▶ _Challenge_:
Write the material out again in full, word for word. Do not include the pictures.

▶ _Record list_:
===============

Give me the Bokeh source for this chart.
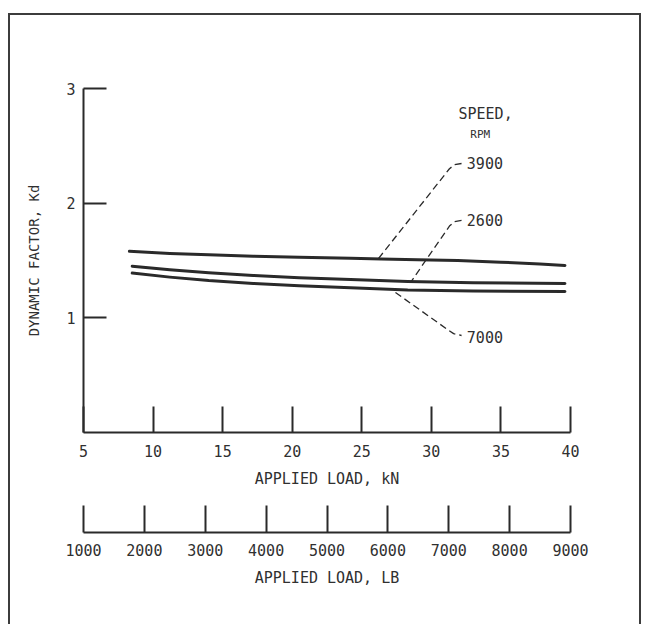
from bokeh.plotting import figure
from bokeh.models import Range1d, FixedTicker
from bokeh.layouts import column
from bokeh.embed import file_html
from bokeh.resources import INLINE
from bokeh.core.properties import value

# ---------------- data ----------------
kn_ticks = [5, 10, 15, 20, 25, 30, 35, 40]
kd_ticks = [1, 2, 3]
lb_ticks = [1000, 2000, 3000, 4000, 5000, 6000, 7000, 8000, 9000]

load_kn_3900 = [8.3, 11.2, 14.0, 17.2, 20.5, 24.2, 26.4, 29.0, 31.9, 35.0, 37.8, 39.6]
kd_3900 = [1.58, 1.562, 1.55, 1.538, 1.528, 1.52, 1.513, 1.507, 1.50, 1.485, 1.47, 1.457]
load_kn_2600 = [8.5, 11.2, 14.0, 17.2, 20.5, 24.2, 28.3, 33.0, 39.6]
kd_2600 = [1.45, 1.42, 1.393, 1.37, 1.35, 1.335, 1.317, 1.305, 1.30]
load_kn_7000 = [8.5, 11.2, 14.0, 17.2, 20.5, 24.2, 28.3, 33.0, 39.6]
kd_7000 = [1.39, 1.355, 1.325, 1.30, 1.28, 1.262, 1.242, 1.233, 1.23]

speed_labels = ["3900", "2600", "7000"]
speed_label_x = [32.55, 32.55, 32.55]
speed_label_y = [2.346, 1.857, 0.837]
leader_x = [[32.17, 31.66, 31.3, 26.20], [32.17, 31.66, 31.3, 28.50], [27.42, 31.2, 31.6, 32.17]]
leader_y = [[2.346, 2.335, 2.300, 1.517], [1.849, 1.838, 1.800, 1.308], [1.221, 0.895, 0.862, 0.846]]

title_x = [31.95, 32.8]
title_y = [2.78, 2.60]
title_text = ["SPEED,", "RPM"]

# ---------------- style ----------------
FONT = "DejaVu Sans Mono"
INK = "#2a2a2a"
TXT = "#303030"


def style_axis(ax, size="15px"):
    ax.axis_line_color = INK
    ax.axis_line_width = 2
    ax.major_tick_line_color = INK
    ax.major_tick_line_width = 2
    ax.major_tick_out = 0
    ax.minor_tick_line_color = None
    ax.major_label_text_font = FONT
    ax.major_label_text_font_size = size
    ax.major_label_text_color = TXT
    ax.axis_label_text_font = FONT
    ax.axis_label_text_font_size = size
    ax.axis_label_text_font_style = "normal"
    ax.axis_label_text_color = TXT


p1 = figure(
    frame_width=487, frame_height=344,
    x_range=Range1d(5, 40), y_range=Range1d(0, 3),
    min_border_left=73, min_border_right=69, min_border_top=73, min_border_bottom=63,
    output_backend="svg", toolbar_location=None,
    x_axis_label="APPLIED LOAD, kN", y_axis_label="DYNAMIC FACTOR, Kd",
)
p1.grid.visible = False
p1.outline_line_color = None
p1.background_fill_color = "white"
p1.border_fill_color = "white"

style_axis(p1.xaxis[0])
style_axis(p1.yaxis[0], "14px")
p1.xaxis.ticker = FixedTicker(ticks=kn_ticks)
p1.xaxis.major_tick_in = 26
p1.xaxis.major_label_standoff = 12
p1.xaxis.axis_label_standoff = 10
p1.yaxis.ticker = FixedTicker(ticks=kd_ticks)
p1.yaxis.major_label_text_font_size = "15px"
p1.yaxis.major_tick_in = 23
p1.yaxis.major_label_standoff = 8
p1.yaxis.axis_label_standoff = 21

for xs, ys in [(load_kn_3900, kd_3900), (load_kn_2600, kd_2600), (load_kn_7000, kd_7000)]:
    p1.line(xs, ys, line_color=INK, line_width=3, line_join="round", line_cap="round")

for xs, ys in zip(leader_x, leader_y):
    p1.line(xs, ys, line_color=INK, line_width=1.3, line_dash="7 4")

p1.text(x=speed_label_x, y=speed_label_y, text=speed_labels,
        text_font=value(FONT), text_font_size="15px", text_color=TXT,
        text_align="left", text_baseline="middle")
p1.text(x=title_x[:1], y=title_y[:1], text=title_text[:1],
        text_font=value(FONT), text_font_size="15px", text_color=TXT,
        text_align="left", text_baseline="middle")
p1.text(x=title_x[1:], y=title_y[1:], text=title_text[1:],
        text_font=value(FONT), text_font_size="11px", text_color=TXT,
        text_align="left", text_baseline="middle")

p2 = figure(
    frame_width=487, frame_height=27,
    x_range=Range1d(1000, 9000), y_range=Range1d(0, 1),
    min_border_left=73, min_border_right=69, min_border_top=10, min_border_bottom=92,
    output_backend="svg", toolbar_location=None,
    x_axis_label="APPLIED LOAD, LB",
)
p2.grid.visible = False
p2.outline_line_color = None
p2.yaxis.visible = False
p2.background_fill_color = "white"
p2.border_fill_color = "white"
style_axis(p2.xaxis[0])
p2.xaxis.ticker = FixedTicker(ticks=lb_ticks)
p2.xaxis.major_tick_in = 27
p2.xaxis.major_label_standoff = 11
p2.xaxis.axis_label_standoff = 10

layout = column(
    p1, p2, spacing=0, margin=(13, 0, 0, 8),
    styles={"border-top": "2px solid #3c3c3c",
            "border-left": "2px solid #3c3c3c",
            "border-right": "2px solid #3c3c3c",
            "background": "white"},
)

open("out.html", "w").write(file_html(layout, INLINE))
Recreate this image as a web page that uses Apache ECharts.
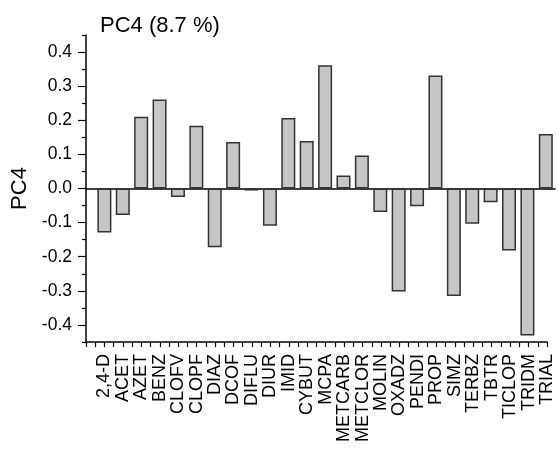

===============

▶ _Solution to the exercise_:
Give me the Bokeh source for this chart.
from bokeh.plotting import figure
from bokeh.models import Range1d, FixedTicker
from bokeh.layouts import column
from bokeh.embed import file_html
from bokeh.resources import INLINE
from bokeh.core.properties import value

# ---------------- data ----------------
kn_ticks = [5, 10, 15, 20, 25, 30, 35, 40]
kd_ticks = [1, 2, 3]
lb_ticks = [1000, 2000, 3000, 4000, 5000, 6000, 7000, 8000, 9000]

load_kn_3900 = [8.3, 11.2, 14.0, 17.2, 20.5, 24.2, 26.4, 29.0, 31.9, 35.0, 37.8, 39.6]
kd_3900 = [1.58, 1.562, 1.55, 1.538, 1.528, 1.52, 1.513, 1.507, 1.50, 1.485, 1.47, 1.457]
load_kn_2600 = [8.5, 11.2, 14.0, 17.2, 20.5, 24.2, 28.3, 33.0, 39.6]
kd_2600 = [1.45, 1.42, 1.393, 1.37, 1.35, 1.335, 1.317, 1.305, 1.30]
load_kn_7000 = [8.5, 11.2, 14.0, 17.2, 20.5, 24.2, 28.3, 33.0, 39.6]
kd_7000 = [1.39, 1.355, 1.325, 1.30, 1.28, 1.262, 1.242, 1.233, 1.23]

speed_labels = ["3900", "2600", "7000"]
speed_label_x = [32.55, 32.55, 32.55]
speed_label_y = [2.346, 1.857, 0.837]
leader_x = [[32.17, 31.66, 31.3, 26.20], [32.17, 31.66, 31.3, 28.50], [27.42, 31.2, 31.6, 32.17]]
leader_y = [[2.346, 2.335, 2.300, 1.517], [1.849, 1.838, 1.800, 1.308], [1.221, 0.895, 0.862, 0.846]]

title_x = [31.95, 32.8]
title_y = [2.78, 2.60]
title_text = ["SPEED,", "RPM"]

# ---------------- style ----------------
FONT = "DejaVu Sans Mono"
INK = "#2a2a2a"
TXT = "#303030"


def style_axis(ax, size="15px"):
    ax.axis_line_color = INK
    ax.axis_line_width = 2
    ax.major_tick_line_color = INK
    ax.major_tick_line_width = 2
    ax.major_tick_out = 0
    ax.minor_tick_line_color = None
    ax.major_label_text_font = FONT
    ax.major_label_text_font_size = size
    ax.major_label_text_color = TXT
    ax.axis_label_text_font = FONT
    ax.axis_label_text_font_size = size
    ax.axis_label_text_font_style = "normal"
    ax.axis_label_text_color = TXT


p1 = figure(
    frame_width=487, frame_height=344,
    x_range=Range1d(5, 40), y_range=Range1d(0, 3),
    min_border_left=73, min_border_right=69, min_border_top=73, min_border_bottom=63,
    output_backend="svg", toolbar_location=None,
    x_axis_label="APPLIED LOAD, kN", y_axis_label="DYNAMIC FACTOR, Kd",
)
p1.grid.visible = False
p1.outline_line_color = None
p1.background_fill_color = "white"
p1.border_fill_color = "white"

style_axis(p1.xaxis[0])
style_axis(p1.yaxis[0], "14px")
p1.xaxis.ticker = FixedTicker(ticks=kn_ticks)
p1.xaxis.major_tick_in = 26
p1.xaxis.major_label_standoff = 12
p1.xaxis.axis_label_standoff = 10
p1.yaxis.ticker = FixedTicker(ticks=kd_ticks)
p1.yaxis.major_label_text_font_size = "15px"
p1.yaxis.major_tick_in = 23
p1.yaxis.major_label_standoff = 8
p1.yaxis.axis_label_standoff = 21

for xs, ys in [(load_kn_3900, kd_3900), (load_kn_2600, kd_2600), (load_kn_7000, kd_7000)]:
    p1.line(xs, ys, line_color=INK, line_width=3, line_join="round", line_cap="round")

for xs, ys in zip(leader_x, leader_y):
    p1.line(xs, ys, line_color=INK, line_width=1.3, line_dash="7 4")

p1.text(x=speed_label_x, y=speed_label_y, text=speed_labels,
        text_font=value(FONT), text_font_size="15px", text_color=TXT,
        text_align="left", text_baseline="middle")
p1.text(x=title_x[:1], y=title_y[:1], text=title_text[:1],
        text_font=value(FONT), text_font_size="15px", text_color=TXT,
        text_align="left", text_baseline="middle")
p1.text(x=title_x[1:], y=title_y[1:], text=title_text[1:],
        text_font=value(FONT), text_font_size="11px", text_color=TXT,
        text_align="left", text_baseline="middle")

p2 = figure(
    frame_width=487, frame_height=27,
    x_range=Range1d(1000, 9000), y_range=Range1d(0, 1),
    min_border_left=73, min_border_right=69, min_border_top=10, min_border_bottom=92,
    output_backend="svg", toolbar_location=None,
    x_axis_label="APPLIED LOAD, LB",
)
p2.grid.visible = False
p2.outline_line_color = None
p2.yaxis.visible = False
p2.background_fill_color = "white"
p2.border_fill_color = "white"
style_axis(p2.xaxis[0])
p2.xaxis.ticker = FixedTicker(ticks=lb_ticks)
p2.xaxis.major_tick_in = 27
p2.xaxis.major_label_standoff = 11
p2.xaxis.axis_label_standoff = 10

layout = column(
    p1, p2, spacing=0, margin=(13, 0, 0, 8),
    styles={"border-top": "2px solid #3c3c3c",
            "border-left": "2px solid #3c3c3c",
            "border-right": "2px solid #3c3c3c",
            "background": "white"},
)

open("out.html", "w").write(file_html(layout, INLINE))
Recreate this image as a web page that uses Apache ECharts.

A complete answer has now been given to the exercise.